La justice française a définitivement confirmé jeudi la responsabilité du certificateur allemand TÜV dans l'affaire des prothèses mammaires PIP trafiquées, un nouveau pas vers l'indemnisation de dizaines de milliers de femmes victimes à travers le monde. Saisie sur quatre décisions en appel rendues par plusieurs tribunaux français dans différents volets de cette affaire qui a éclaté en 2010, la Cour de cassation, plus haute juridiction de l'ordre judiciaire du pays, a confirmé le point central de plusieurs de ces décisions.
« La société TÜV Rheinland (...) a manqué à ses obligations de contrôle, de prudence et de vigilance dans l'exercice de sa mission professionnelle, la responsabilité professionnelle de la société TÜV Rheinland France est avérée », écrivent les magistrats dans leurs arrêts consultés par l'AFP, ce qui rend cette décision définitive. Ils ont par ailleurs cassé partiellement plusieurs de ces jugements, notamment la limitation par la cour d'appel de Paris de la responsabilité de TÜV à une période allant du 1er septembre 2006 au 6 avril 2010. Cette limitation avait conduit à débouter plusieurs centaines de plaignantes (colombiennes, vénézuéliennes et anglaises notamment) de leurs demandes de dédommagements.
Pied d'égalité
Elle a enfin cassé dans sa totalité une décision de la cour d'appel de Versailles rejetant les demandes d'indemnisations de plus de 200 femmes, domiciliées en Suède. Pour les parties des différents jugements cassées, la Cour de cassation a renvoyé toutes les affaires devant la cour d'appel de Lyon, qui hérite donc de ces dossiers devenus tentaculaires. Olivier Aumaître, avocat de quelque 15 000 victimes concernées, s'est réjoui de ce que « la Cour de cassation confirme le principe de la responsabilité de TÜV et le processus d'indemnisation qui se poursuit normalement pour les victimes ».
« Ces décisions vont permettre d'unifier les décisions rendues pour que toutes les victimes soient sur un pied d'égalité », a ajouté l'avocat dans un communiqué. Il a toutefois regretté auprès de l'AFP que les affaires soient confiées à une nouvelle juridiction n'ayant pas encore connaissance de ces affaires. « C'est évidemment un développement, mais ces arrêts ne mettent pas un terme au débat », a estimé de son côté l'avocate de TÜV Christelle Coslin. « De notre point de vue ces arrêts posent beaucoup plus de questions qu'ils n'apportent de réponses », a-t-elle dit à l'AFP, soulignant que « beaucoup de choses vont devoir être rediscutées » et que « des milliers d'expertises individuelles (sont toujours) en cours ».

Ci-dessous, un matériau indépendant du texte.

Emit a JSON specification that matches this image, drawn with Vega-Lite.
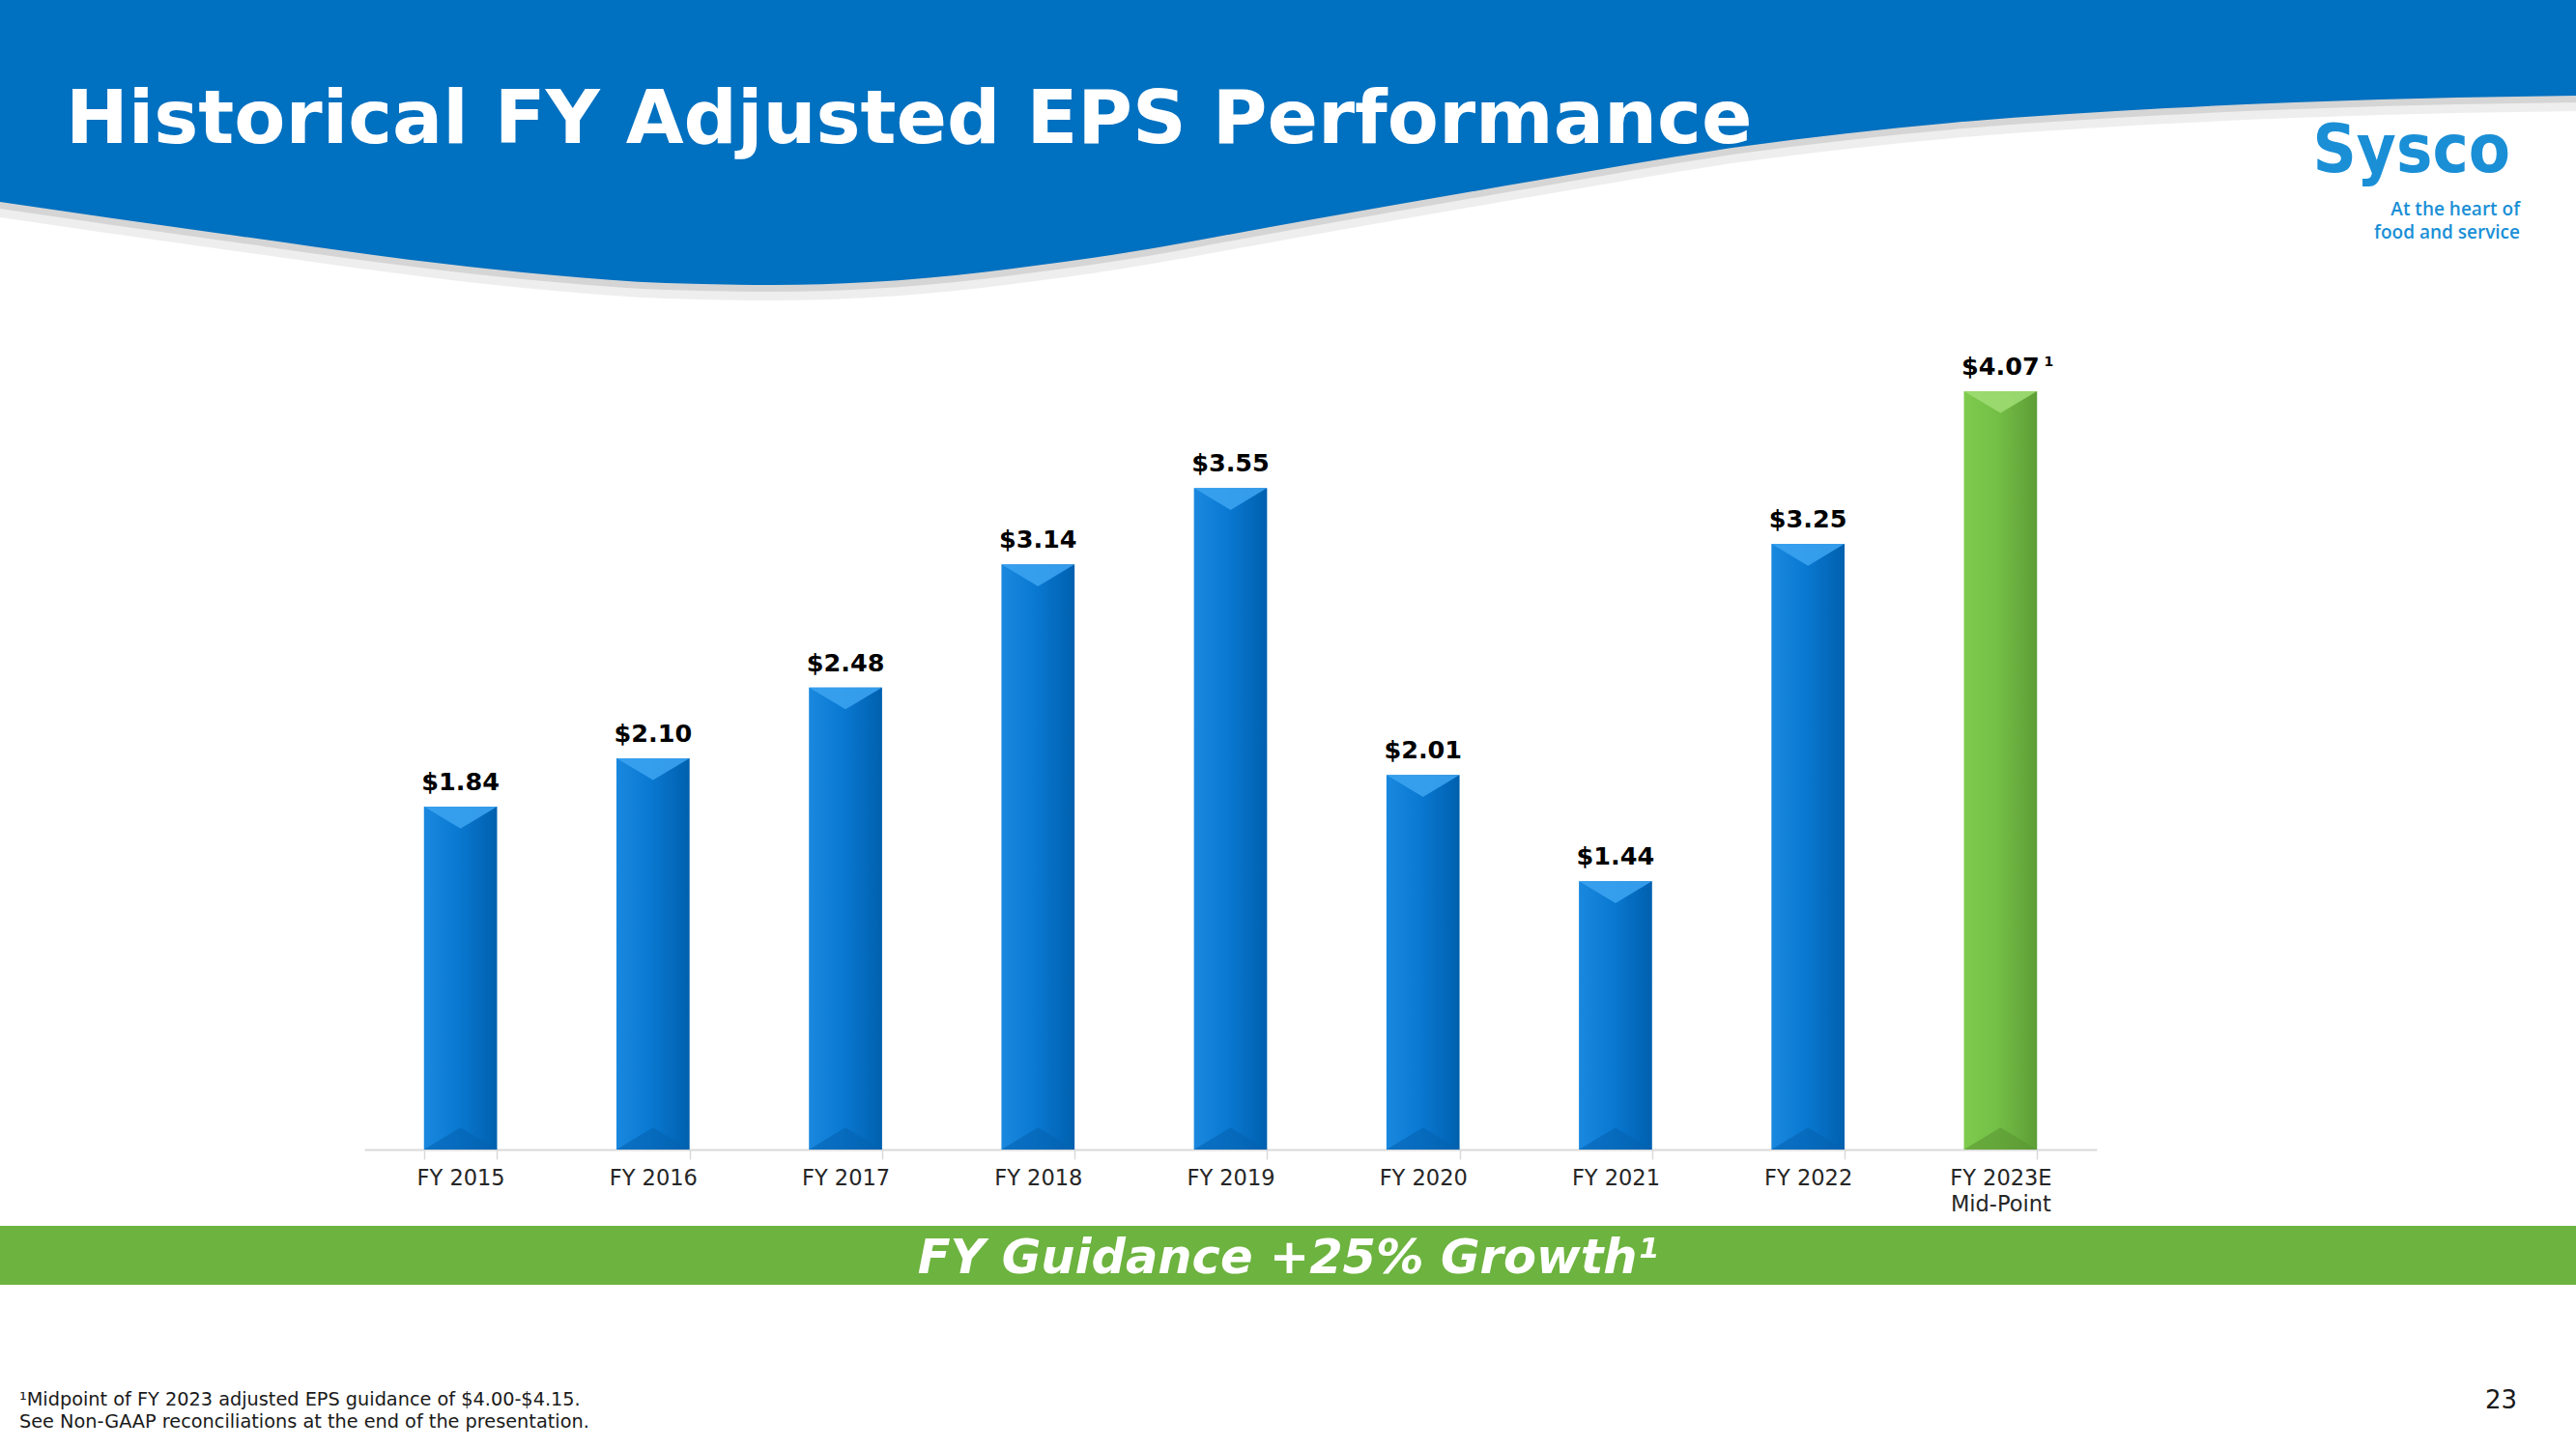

« Le grand absent c'est PIP, on vient chercher une entreprise qui vient valider les procédures industrielles (TÜV), alors que c'est PIP qui a commis la tromperie » a-t-elle regretté. Le fondateur de l'entreprise PIP, Jean-Claude Mas, a été condamné en appel en 2016 à quatre ans d'emprisonnement et 75 000 euros d'amende pour fraude aggravée et escroquerie à l'égard de TÜV. Mais son décès en 2019 a mis fin aux poursuites concernant la société basée dans la Var, liquidée après que le scandale eut éclaté.
Un million de prothèses écoulées
La fraude avait été découverte à la suite d'un contrôle de l'Agence nationale de sécurité du médicament et des produits de santé en mars 2010. Les implants de la société présentaient un taux anormal de rupture et ils étaient remplis, par souci d'économie, avec un gel non conforme, artisanal et bon marché, à la place du gel en silicone requis.
TÜV avait apporté la certification des prothèses avant leur commercialisation, puis avait réalisé treize contrôles dans les locaux de PIP entre octobre 1997 et janvier 2010, sans jamais constater de manquements à la réglementation. Au total, près d'un million de ces prothèses défectueuses ont été écoulées dans le monde entre 2001 et 2010 et le nombre de victimes a été évalué à 400 000, principalement en Amérique latine.
Après le scandale, plus de la moitié des 30 000 porteuses françaises avaient fait retirer leurs implants. Parmi elles, 7 500 avaient connu un événement indésirable (dysfonctionnement, épanchement du gel, infection ou inflammation), selon un bilan des autorités de santé en 2015. Plusieurs vagues de victimes se sont successivement tournées vers la justice ces dernières années.